UM OUTRO 25 DE ABRIL
O cenário era o dos grandes dias, mas o que ali se passava era dos pequenos dias. Cada palavra dita pela maioria de então tinha a lâmina de um ajuste de contas político (com a história, com o 25 de Abril, com o socialismo, com a democracia, com “os piegas”). E cada palavra que o Presidente de então dizia tinha a acidez de um ressentimento pessoal (inseguro, complexado, agressivo e sempre a precisar de puxar pelos galões). O que ali se passava aproximava-se do psicodrama. Nunca houve, na democracia portuguesa, uma política tão atravessada pela psicoterapia.
“Psicopolítica” chamou o filósofo Byung- Chul Han ao seu livro sobre a crise da liberdade e o psicopoder – o processo neoliberal assente na coação, que leva o ser humano a submeter-se a si mesmo sem ter clara consciência disso ( “ O sujeito submetido não está sequer consciente da sua sujeição”). Assumindo-se como o seu próprio controlador, cada cidadão escolhe o que o obrigam a escolher, convencido de que está a escolher livremente (“Protege-me do que eu quero”). Este é um poder que “ em lugar de fazer os homens submissos, intenta fazê-los dependentes”. Neste processo, comunicação e controlo coincidem.
À luz do que neste livro se diz, os discursos das comemorações passadas do 25 de Abril podem ser vistos como o símbolo dessa coincidência entre comunicação e controlo, através do seu mais repetido teorema: o de que “não há alternativa.” Para a maioria de então, não há alternativa ao neoliberalismo, porque o seu desígnio é salvífico: ele é um capitalismo científico e um novo determinismo histórico, o único que não se desencontra com a realidade. Para o Presidente da República de então, “duas pessoas sérias com a mesma informação têm de concordar”. Aqui, a naiveté intelectual alia-se à impreparação política.
Tudo nessas cerimónias era tenso e fechado (Soares, Alegre e os capitães de Abril deixaram de lá ir). As pessoas olhavam-se para se excluir. Quem não pensasse o que o outro pensava ficava sob suspeita. O Presidente e o Governo, cercados de seguranças que exibiam a sua presença e a arrogância dela, faziam dessa exibição o rosto do seu poder, cujo código era o da autossuficiência e da separação altiva.
Este ano, mesmo com os problemas gravíssimos a que temos de fazer face, o clima da cerimónia em que se celebrou o Dia da Liberdade passou a ser aquele que é normal numa democracia com 42 anos de idade. Os partidos dizem o que têm a dizer sem que isso seja outra coisa que não isso. E o Presidente fala do que tem de falar sem que isso seja o sinal de um confronto, de uma ameaça ou de uma vingança. Desta vez, o clima foi vivo, aberto e comunicativo.

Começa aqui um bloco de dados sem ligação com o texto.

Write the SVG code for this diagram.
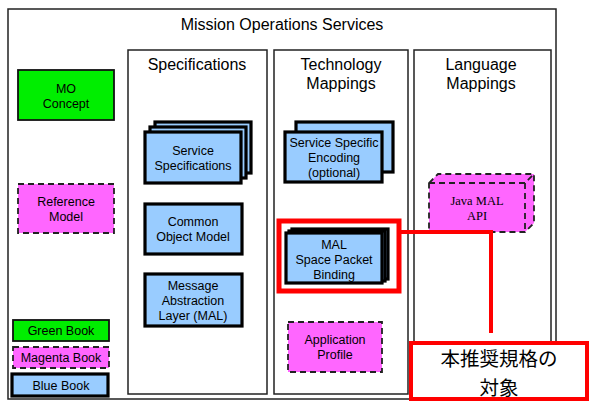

O Presidente da República disse muitas coisas interessantes neste seu discurso do 25 de abril. Mas, de tudo o que disse de interessante, o mais importante foi isto:
“Felizmente, também, há, no nosso País, neste momento, dois caminhos muito bem definidos e diferenciados quanto à governação, ao modo de se atingir as metas nacionais.
Diversos quanto ao papel do Estado na economia e na sociedade. Diversos quanto às prioridades para a criação de riqueza. Diversos quanto ao tempo e ao modo da redistribuição da riqueza. Diversos na filosofia e na prática política.
Cada um desses caminhos é plural, mas querendo ser alternativo ao outro. Com lideranças e propostas próprias. Clarificação esta muito salutar e fecunda.
A Democracia faz-se de pluralismo, de debate, de alternativa. Assim, quem se pretenda alternativa, de um lado e de outro, demonstre, em permanência, a humildade e a competência para tanto.
Temos, assim, amplo acordo de objetivos nacionais, por um lado, e dois distintos modelos de governação, por outro”.
Estas palavras enunciam um fundamento da democracia e não seriam tão importantes se ele não tivesse sido negado em anos que felizmente passaram. Assim, a sua importância é a de repor esse fundamento como fundamento do nosso dia-a-dia político. “ Há dois caminhos muito bem definidos e diferenciados”, afirmou o Presidente. Afirmar isso é, desde logo, uma heterodoxia à ortodoxia da maioria anterior. Afirmar isso é afirmar que, em democracia, há sempre alternativas. O atual governo não é apenas uma alternativa ao anterior governo. É também uma alternativa ao “não há alternativa.” Foi também isso que Marcelo Rebelo de Sousa disse com palavras que a oposição, fiel ao seu passado de maioria, não pode ter gostado de ouvir.